- **TASK STATEMENT**
Copy out the data below from the line containing "Output the Python" to the line containing "import matplotlib.ticker as ticker", both lines included, with all images left out.

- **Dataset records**
/---

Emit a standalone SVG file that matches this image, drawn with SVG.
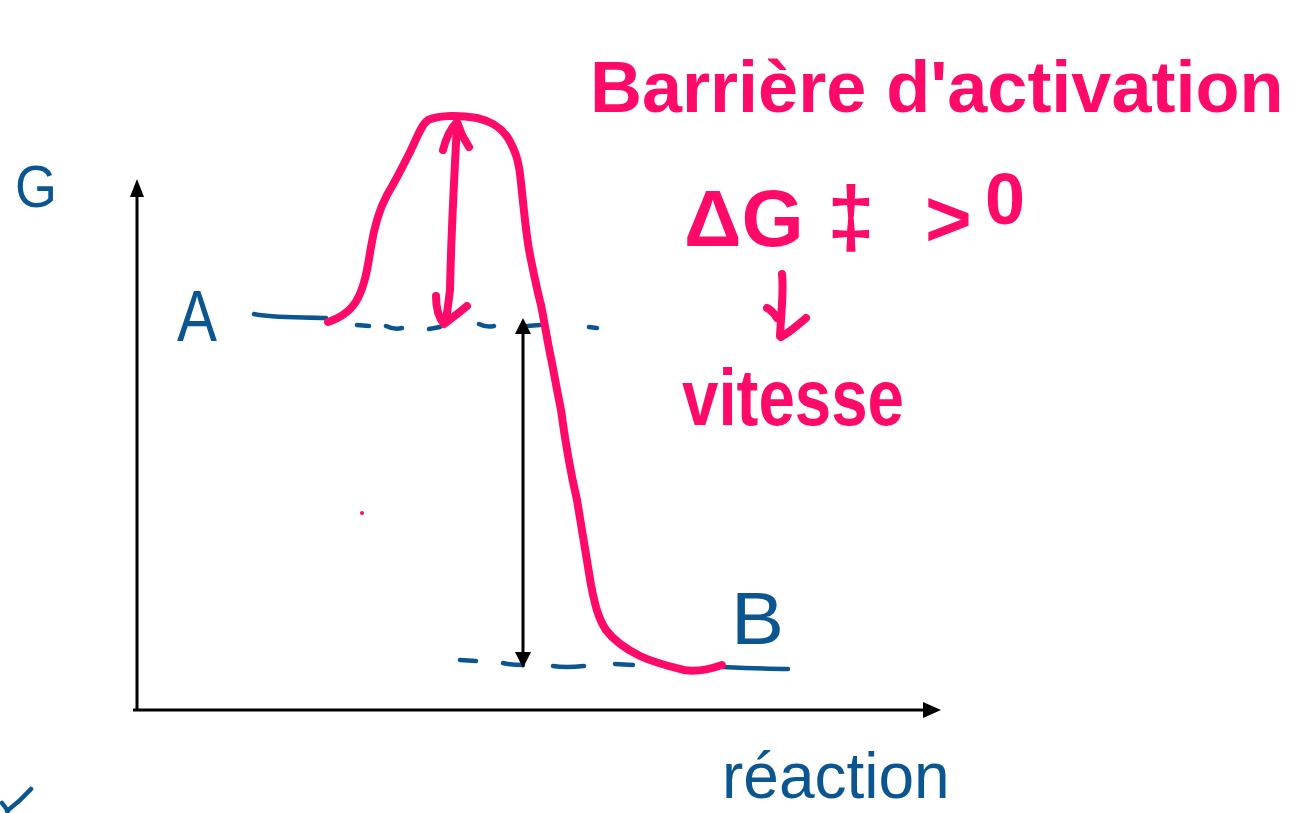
<svg xmlns="http://www.w3.org/2000/svg" width="1302" height="813" viewBox="0 0 1302 813">
<style>
.pink{fill:#FF0A68;font-family:"Liberation Sans","Noto Sans",sans-serif;font-weight:bold}
.blue{fill:#0B5690;font-family:"Liberation Sans","Noto Sans",sans-serif}
.bl{stroke:#0B5690;stroke-width:4.5;stroke-linecap:round;fill:none}
.pk{stroke:#FF0A68;stroke-width:8;stroke-linecap:round;stroke-linejoin:round;fill:none}
.ax{stroke:#000;stroke-width:3;fill:none}
</style>
<rect width="1302" height="813" fill="#fff"/>
<g id="axes">
<path class="ax" d="M137,192 V711 M133,710 H928"/>
<polygon points="137,179 130,197 144,197" fill="#000"/>
<polygon points="941,710 923,702 923,718" fill="#000"/>
</g>
<g id="levels">
<path class="bl" d="M254,314 C270,318 300,317 326,318"/>
<path class="bl" d="M357,325 L369,326 M386,326 C392,329 398,329 402,328 M429,329 L440,327 M479,324 C485,327 490,327 494,326 M527,326 L540,325 M589,327 L597,328"/>
<path class="bl" d="M460,660 L476,661 M503,663 C510,665 518,665 523,665 M553,666 C565,668 575,667 584,666 M615,664 L633,665 M722,667 C745,668 770,669 788,669"/>
</g>
<g id="curve">
<path class="pk" d="M328,322 C340,318 352,310 358,298 C366,282 368,264 371,247 C374,228 378,212 387,195 C396,180 403,166 410,152 C417,138 421,125 428,120 C440,115 460,115 477,118 C490,121 500,126 508,138 C515,150 519,160 521,183 C524,210 526,235 530,255 C534,275 537,290 541,305 C545,325 548,345 552,363 C556,385 558,395 561,410 C565,440 570,470 577,500 C582,530 586,555 591,585 C595,605 598,618 606,630 C615,642 628,650 640,656 C655,663 668,666 684,670 C695,672 705,671 722,665"/>
<circle cx="362" cy="513" r="2" fill="#FF0A68"/>
</g>
<g id="connectors">
<path class="pk" d="M457,125 C454,180 451,240 450,290 L446,321"/>
<path class="pk" d="M443,150 C446,138 451,128 457,122 L462,135 L469,147"/>
<path class="pk" d="M436,296 C436,308 439,318 444,324 C452,318 460,312 467,306"/>
<path class="ax" d="M523,330 V656"/>
<polygon points="523,318 515,334 531,334" fill="#000"/>
<polygon points="523,668 515,652 531,652" fill="#000"/>
<path class="pk" d="M782,274 C784,290 781,315 780,336 M767,308 C772,310 775,315 777,318 M806,318 C798,325 790,332 781,337"/>
<path class="bl" d="M2,803 L8,811 M31,789 C23,798 15,805 7,811"/>
</g>
<g id="label-G"><text class="blue" x="15" y="207" font-size="60" textLength="42" lengthAdjust="spacingAndGlyphs">G</text></g>
<g id="label-A"><text class="blue" x="177" y="341" font-size="72" textLength="40" lengthAdjust="spacingAndGlyphs">A</text></g>
<g id="label-B"><text class="blue" x="731" y="644" font-size="75" textLength="53" lengthAdjust="spacingAndGlyphs">B</text></g>
<g id="label-reaction"><text class="blue" x="722" y="798" font-size="64">réaction</text></g>
<g id="label-barriere"><text class="pink" x="590" y="112" font-size="72">Barrière d'activation</text></g>
<g id="label-dG"><text class="pink" y="246" font-size="80"><tspan x="684">ΔG</tspan><tspan x="827" font-size="86">‡</tspan><tspan x="925">&gt;</tspan><tspan x="985" y="224" font-size="72">0</tspan></text></g>
<g id="label-vitesse"><text class="pink" x="682" y="425" font-size="80" textLength="222" lengthAdjust="spacingAndGlyphs">vitesse</text></g>
</svg>
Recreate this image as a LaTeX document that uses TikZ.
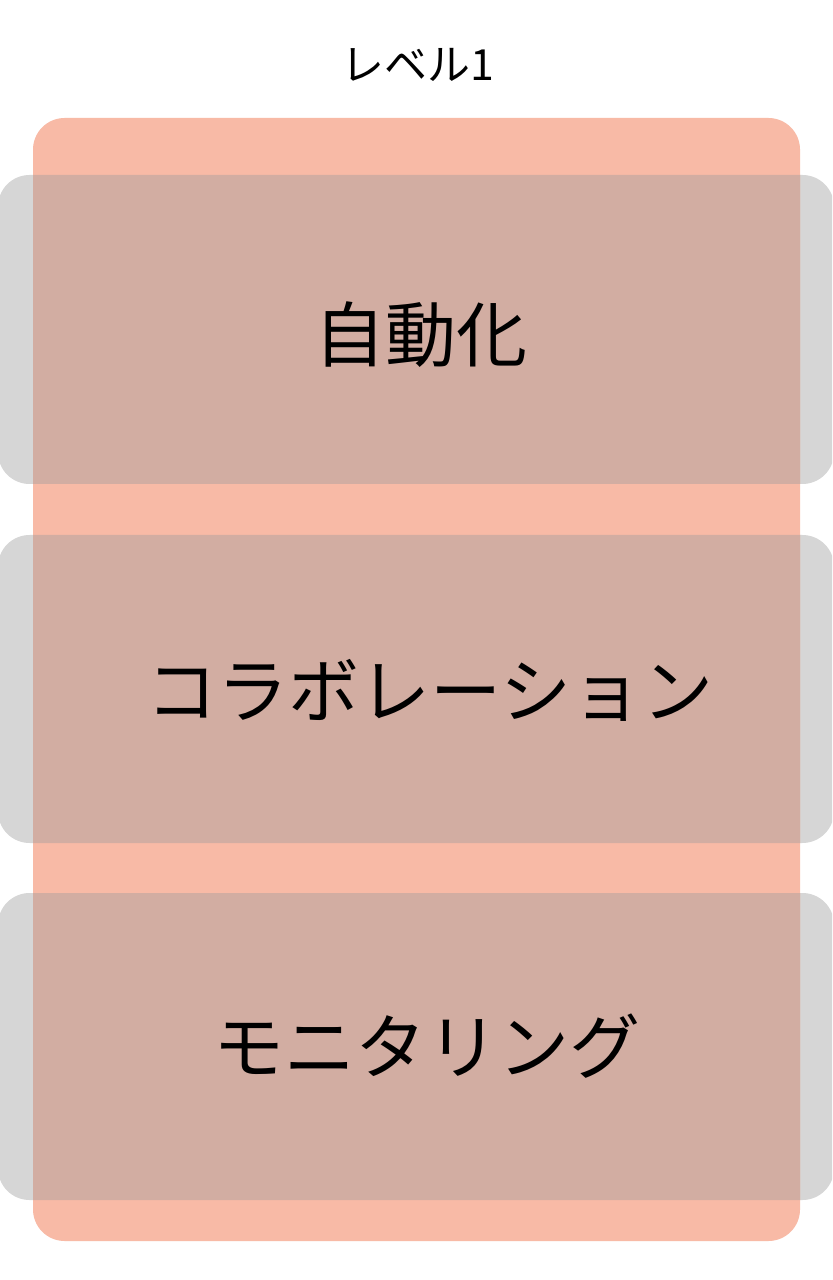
\documentclass[tikz,border=0pt]{standalone}
\usepackage{fontspec}
\setmainfont{Noto Sans CJK JP}
\definecolor{salmon}{HTML}{F8BAA6}
\definecolor{band}{HTML}{D6D6D6}
\definecolor{overlap}{HTML}{D2ADA2}
\begin{document}
\begin{tikzpicture}[x=0.01cm,y=-0.01cm,
  bandbox/.style={fill=band,rounded corners=9pt},
  labeltext/.style={font=\fontsize{20.2pt}{23pt}\selectfont,text=black}]
\useasboundingbox (0,0) rectangle (832,1280);
\fill[white] (0,0) rectangle (832,1280);
\clip (0,0) rectangle (832,1280);
% gray bands
\fill[bandbox] (-2,175) rectangle (834,484);
\fill[bandbox] (-2,535) rectangle (834,843);
\fill[bandbox] (-2,893) rectangle (834,1200);
% salmon container
\fill[salmon,rounded corners=9pt] (33,118) rectangle (800,1241);
% overlaps
\begin{scope}
  \clip[rounded corners=9pt] (33,118) rectangle (800,1241);
  \fill[overlap,rounded corners=9pt] (-2,175) rectangle (834,484);
  \fill[overlap,rounded corners=9pt] (-2,535) rectangle (834,843);
  \fill[overlap,rounded corners=9pt] (-2,893) rectangle (834,1200);
\end{scope}
\node[font=\fontsize{12.2pt}{14pt}\selectfont] (title) at (418,65) {レベル1};
\node[labeltext] (a) at (421,335) {自動化};
\node[labeltext] (b) at (430,690) {コラボレーション};
\node[labeltext] (c) at (427,1046) {モニタリング};
\end{tikzpicture}
\end{document}
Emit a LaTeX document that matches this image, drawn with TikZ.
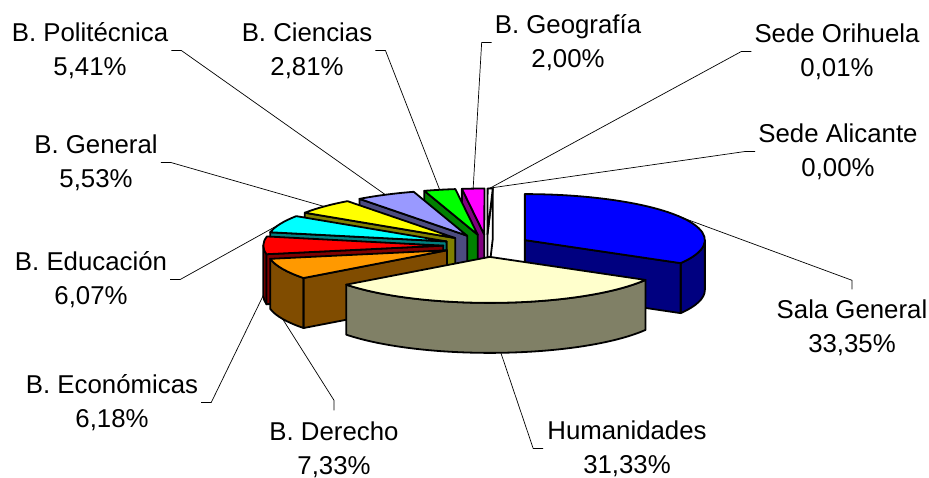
\documentclass[tikz,border=0pt]{standalone}
\usepackage{fontspec}
\setmainfont{Liberation Sans}
\usetikzlibrary{calc}

\definecolor{salatop}{RGB}{0,0,255}     \definecolor{salaside}{RGB}{0,0,128}
\definecolor{humtop}{RGB}{255,255,204}  \definecolor{humside}{RGB}{128,128,102}
\definecolor{dertop}{RGB}{255,153,0}    \definecolor{derside}{RGB}{128,76,0}
\definecolor{ecotop}{RGB}{255,0,0}      \definecolor{ecoside}{RGB}{128,0,0}
\definecolor{edutop}{RGB}{0,255,255}    \definecolor{eduside}{RGB}{0,128,128}
\definecolor{gentop}{RGB}{255,255,0}    \definecolor{genside}{RGB}{128,128,0}
\definecolor{poltop}{RGB}{153,153,255}  \definecolor{polside}{RGB}{76,76,128}
\definecolor{cietop}{RGB}{0,255,0}      \definecolor{cieside}{RGB}{0,128,0}
\definecolor{geotop}{RGB}{255,0,255}    \definecolor{geoside}{RGB}{128,0,128}

\tikzset{
  pie/.style={draw=black, line width=1.8pt, line join=round},
  leader/.style={draw=black, line width=0.7pt},
  lbl/.style={align=center, inner sep=0pt, font=\fontsize{25.8}{34}\selectfont},
}

% top face: centre, start angle, end angle, colour
\newcommand\pietop[4]{\filldraw[pie, fill=#4] (#1) -- ($(#1)+(#2:180pt and 46pt)$)
  arc[start angle=#2, end angle=#3, x radius=180pt, y radius=46pt] -- cycle;}
% radial wall: centre, angle, colour
\newcommand\piewall[3]{\filldraw[pie, fill=#3] (#1) -- ($(#1)+(#2:180pt and 46pt)$)
  -- ++(0,-50) -- ($(#1)+(0,-50)$) -- cycle;}
% outer wall: centre, from, to, colour
\newcommand\pierim[4]{\filldraw[pie, fill=#4] ($(#1)+(#2:180pt and 46pt)$)
  arc[start angle=#2, end angle=#3, x radius=180pt, y radius=46pt] -- ++(0,-50)
  arc[start angle=#3, end angle=#2, x radius=180pt, y radius=46pt] -- cycle;}

\begin{document}
\begin{tikzpicture}[x=1pt, y=1pt]
  \fill[white] (0,0) rectangle (929,-478);
  \useasboundingbox (0,0) rectangle (929,-478);

  \coordinate (C) at (487,-245.7);
  % exploded slice centres
  \coordinate (sala) at ($(C)+(30:43.7pt and 11.2pt)$);
  \coordinate (hum)  at ($(C)+(273.55:43.7pt and 11.2pt)$);
  \coordinate (der)  at ($(C)+(203.96:43.7pt and 11.2pt)$);
  \coordinate (eco)  at ($(C)+(179.64:43.7pt and 11.2pt)$);
  \coordinate (edu)  at ($(C)+(157.59:43.7pt and 11.2pt)$);
  \coordinate (gen)  at ($(C)+(136.71:43.7pt and 11.2pt)$);
  \coordinate (pol)  at ($(C)+(117.01:43.7pt and 11.2pt)$);
  \coordinate (cie)  at ($(C)+(102.21:43.7pt and 11.2pt)$);
  \coordinate (geo)  at ($(C)+(93.55:43.7pt and 11.2pt)$);
  \coordinate (ori)  at ($(C)+(89.4:43.7pt and 11.2pt)$);

  % back to front
  \pierim{sala}{-30.06}{0}{salaside}
  \piewall{sala}{-30.06}{salaside}
  \pietop{sala}{-30.06}{90}{salatop}

  \piewall{ori}{88.3}{white}
  \pietop{ori}{88.3}{89.95}{white}

  \piewall{geo}{97.15}{geoside}
  \pietop{geo}{89.95}{97.15}{geotop}

  \piewall{cie}{107.27}{cieside}
  \pietop{cie}{97.15}{107.27}{cietop}

  \piewall{pol}{126.75}{polside}
  \pietop{pol}{107.27}{126.75}{poltop}

  \piewall{gen}{146.66}{genside}
  \pietop{gen}{126.75}{146.66}{gentop}

  \piewall{edu}{168.51}{eduside}
  \pietop{edu}{146.66}{168.51}{edutop}

  \pierim{eco}{180}{190.76}{ecoside}
  \piewall{eco}{190.76}{ecoside}
  \pietop{eco}{168.51}{190.76}{ecotop}

  \pierim{der}{190.76}{217.15}{derside}
  \piewall{der}{217.15}{derside}
  \pietop{der}{190.76}{217.15}{dertop}

  \pierim{hum}{217.15}{329.94}{humside}
  \pietop{hum}{217.15}{329.94}{humtop}

  % leader ends
  \coordinate (psala) at ($(sala)+(30:180pt and 46pt)$);
  \coordinate (phum)  at ($(hum)+(273.55:180pt and 46pt)+(0,-50)$);
  \coordinate (pder)  at ($(der)+(203.96:180pt and 46pt)+(0,-50)$);
  \coordinate (peco)  at ($(eco)+(179.64:180pt and 46pt)+(0,-50)$);
  \coordinate (pedu)  at ($(edu)+(157.59:180pt and 46pt)$);
  \coordinate (pgen)  at ($(gen)+(136.71:180pt and 46pt)$);
  \coordinate (ppol)  at ($(pol)+(117.01:180pt and 46pt)$);
  \coordinate (pcie)  at ($(cie)+(102.21:180pt and 46pt)$);
  \coordinate (pgeo)  at ($(geo)+(93.55:180pt and 46pt)$);
  \coordinate (pori)  at ($(ori)+(89.4:180pt and 46pt)$);
  \coordinate (pali)  at ($(C)+(90:43.7pt and 11.2pt)+(90:180pt and 46pt)$);

  % labels
  \node[lbl] (lpol)  at (90,-50.5)   {B. Politécnica\\5,41\%};
  \node[lbl] (lcie)  at (307,-50.5)  {B. Ciencias\\2,81\%};
  \node[lbl] (lgeo)  at (568,-42.5)  {B. Geografía\\2,00\%};
  \node[lbl] (lori)  at (837,-51.5)  {Sede Orihuela\\0,01\%};
  \node[lbl] (lali)  at (838,-151.5) {Sede Alicante\\0,00\%};
  \node[lbl] (lgen)  at (96,-162.5)  {B. General\\5,53\%};
  \node[lbl] (ledu)  at (91,-279.5)  {B. Educación\\6,07\%};
  \node[lbl] (leco)  at (112,-402.5) {B. Económicas\\6,18\%};
  \node[lbl] (lder)  at (334,-449.5) {B. Derecho\\7,33\%};
  \node[lbl] (lhum)  at (627,-448.5) {Humanidades\\31,33\%};
  \node[lbl] (lsala) at (852,-327.5) {Sala General\\33,35\%};

  \draw[leader] ([xshift=3pt]lpol.east) -- ++(10,0) -- (ppol);
  \draw[leader] ([xshift=3pt]lcie.east) -- ++(10,0) -- (pcie);
  \draw[leader] ([xshift=-3pt]lgeo.west) -- ++(-10,0) -- (pgeo);
  \draw[leader] ([xshift=-3pt]lori.west) -- ++(-10,0) -- (pori);
  \draw[leader] ([xshift=-3pt]lali.west) -- ++(-10,0) -- (pali);
  \draw[leader] ([xshift=3pt]lgen.east) -- ++(10,0) -- (pgen);
  \draw[leader] ([xshift=3pt]ledu.east) -- ++(10,0) -- (pedu);
  \draw[leader] ([xshift=3pt]leco.east) -- ++(10,0) -- (peco);
  \draw[leader] ([yshift=11pt]lder.north) -- ++(0,10) -- (pder);
  \draw[leader] ([yshift=10pt]lsala.north) -- ++(0,9) -- (psala);
  \draw[leader] ([xshift=-4pt]lhum.west) -- ++(-10,0) -- (phum);
\end{tikzpicture}
\end{document}
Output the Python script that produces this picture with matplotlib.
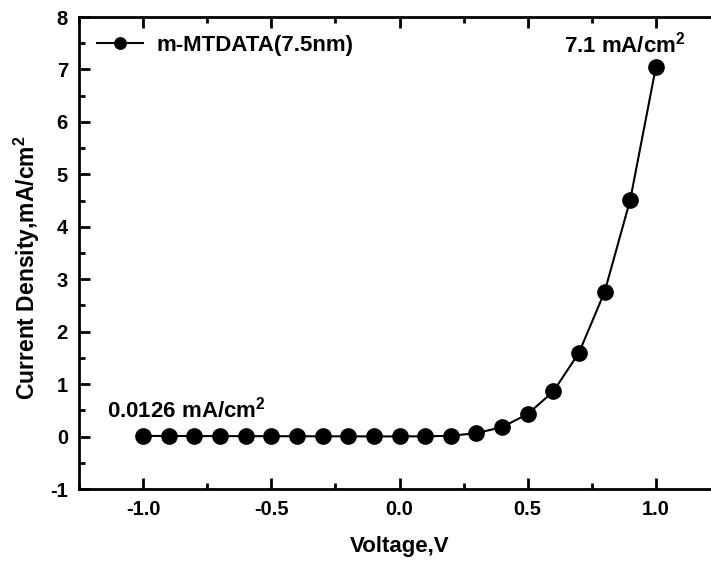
import numpy as np
import matplotlib
matplotlib.use('Agg')
import matplotlib.pyplot as plt
import matplotlib.ticker as ticker

plt.rcParams['font.family'] = ['Liberation Sans', 'DejaVu Sans']
plt.rcParams['font.weight'] = 'bold'
plt.rcParams['axes.unicode_minus'] = False
plt.rcParams['mathtext.fontset'] = 'custom'
plt.rcParams['mathtext.rm'] = 'Liberation Sans:bold'
plt.rcParams['mathtext.bf'] = 'Liberation Sans:bold'

voltage = [-1.0, -0.9, -0.8, -0.7, -0.6, -0.5, -0.4, -0.3, -0.2, -0.1,
           0.0, 0.1, 0.2, 0.3, 0.4, 0.5, 0.6, 0.7, 0.8, 0.9, 1.0]
current = [0.0126, 0.011, 0.010, 0.009, 0.008, 0.007, 0.006, 0.005, 0.004, 0.003,
           0.003, 0.005, 0.015, 0.065, 0.18, 0.43, 0.86, 1.60, 2.76, 4.52, 7.05]
label = 'm-MTDATA(7.5nm)'

fig = plt.figure(figsize=(7.11, 5.65), dpi=100)
ax = fig.add_axes([0.1111, 0.1345, 0.9016, 0.8354])

ax.plot(voltage, current, '-o', color='black', lw=1.5, ms=11, label=label)

ax.set_xlim(-1.25, 1.25)
ax.set_ylim(-1, 8)
ax.xaxis.set_major_locator(ticker.MultipleLocator(0.5))
ax.xaxis.set_minor_locator(ticker.MultipleLocator(0.25))
ax.yaxis.set_major_locator(ticker.MultipleLocator(1))
ax.yaxis.set_minor_locator(ticker.MultipleLocator(0.5))
ax.xaxis.set_major_formatter(ticker.FormatStrFormatter('%.1f'))

for s in ax.spines.values():
    s.set_linewidth(2)
ax.tick_params(which='both', direction='in', top=True, right=False, width=2, labelsize=14.5)
ax.tick_params(which='major', length=8, pad=8)
ax.tick_params(which='minor', length=4)

ax.set_xlabel('Voltage,V', fontsize=16, fontweight='bold', labelpad=12)
ax.set_ylabel('Current Density,mA/cm$^2$', fontsize=16.5, fontweight='bold')
ax.yaxis.set_label_coords(-0.058, 0.468)

ax.text(0.877, 7.47, '7.1 mA/cm$^2$', ha='center', va='center', fontsize=16, fontweight='bold')
ax.text(-1.14, 0.51, '0.0126 mA/cm$^2$', ha='left', va='center', fontsize=16, fontweight='bold')

leg = ax.legend(loc='upper left', frameon=False, fontsize=16, handlelength=2.1,
                borderaxespad=0.4, handletextpad=0.6, markerscale=0.75)

fig.savefig('out.png', dpi=100)
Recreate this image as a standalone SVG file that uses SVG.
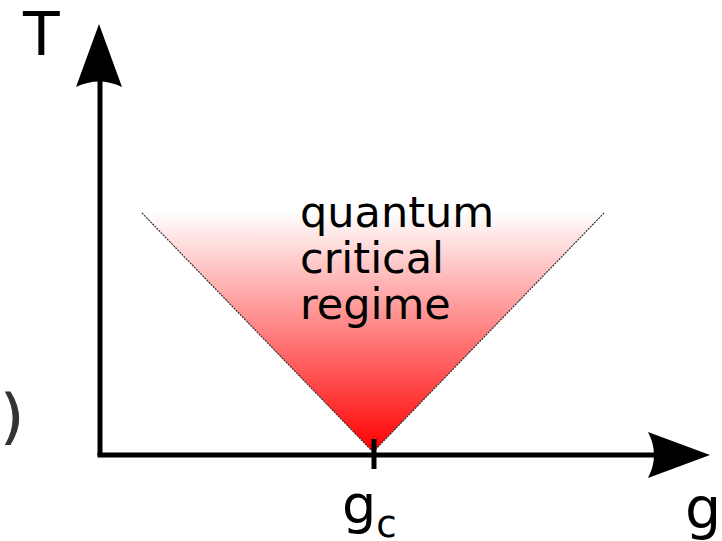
<svg xmlns="http://www.w3.org/2000/svg" width="722" height="541" viewBox="0 0 722 541">
<defs>
<linearGradient id="qc" x1="0" y1="212" x2="0" y2="452" gradientUnits="userSpaceOnUse">
<stop offset="0" stop-color="#ff0000" stop-opacity="0"/>
<stop offset="1" stop-color="#ff0000" stop-opacity="1"/>
</linearGradient>
<style>
text{font-family:"DejaVu Sans","Liberation Sans",sans-serif;fill:#000}
.axis{stroke:#000;stroke-width:5;fill:none}
.edge{stroke:#333;stroke-width:1.2;stroke-dasharray:2 1;fill:none}
</style>
</defs>
<rect width="722" height="541" fill="#fff"/>
<g id="regime">
<polygon points="142,213 604,213 373,452" fill="url(#qc)"/>
<line class="edge" x1="142" y1="213" x2="373" y2="452"/>
<line class="edge" x1="604" y1="213" x2="373" y2="452"/>
<text font-size="43"><tspan x="300" y="227">quantum</tspan><tspan x="300" y="273">critical</tspan><tspan x="300" y="319">regime</tspan></text>
</g>
<g id="connectors">
<path class="axis" d="M100,455 V78"/>
<path d="M99,24 L122,87 Q99,76 76,87 Z" fill="#000"/>
<path class="axis" d="M97.5,455 H660"/>
<path d="M710,455 L648,478 Q660,455 648,432 Z" fill="#000"/>
<line x1="374" y1="439" x2="374" y2="469" stroke="#000" stroke-width="5"/>
</g>
<g id="label-T"><text x="23" y="55" font-size="60">T</text></g>
<g id="label-g"><text x="685" y="528" font-size="57">g</text></g>
<g id="label-gc"><text x="342" y="523" font-size="54">g<tspan font-size="37" y="537">c</tspan></text></g>
<g id="bracket"><text x="1" y="437" font-size="58" style="fill:#333;stroke:#333;stroke-width:1">)</text></g>
</svg>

\---

- **REPLY**
Output the Python script that produces this picture with matplotlib.
import numpy as np
import matplotlib
matplotlib.use('Agg')
import matplotlib.pyplot as plt
import matplotlib.ticker as ticker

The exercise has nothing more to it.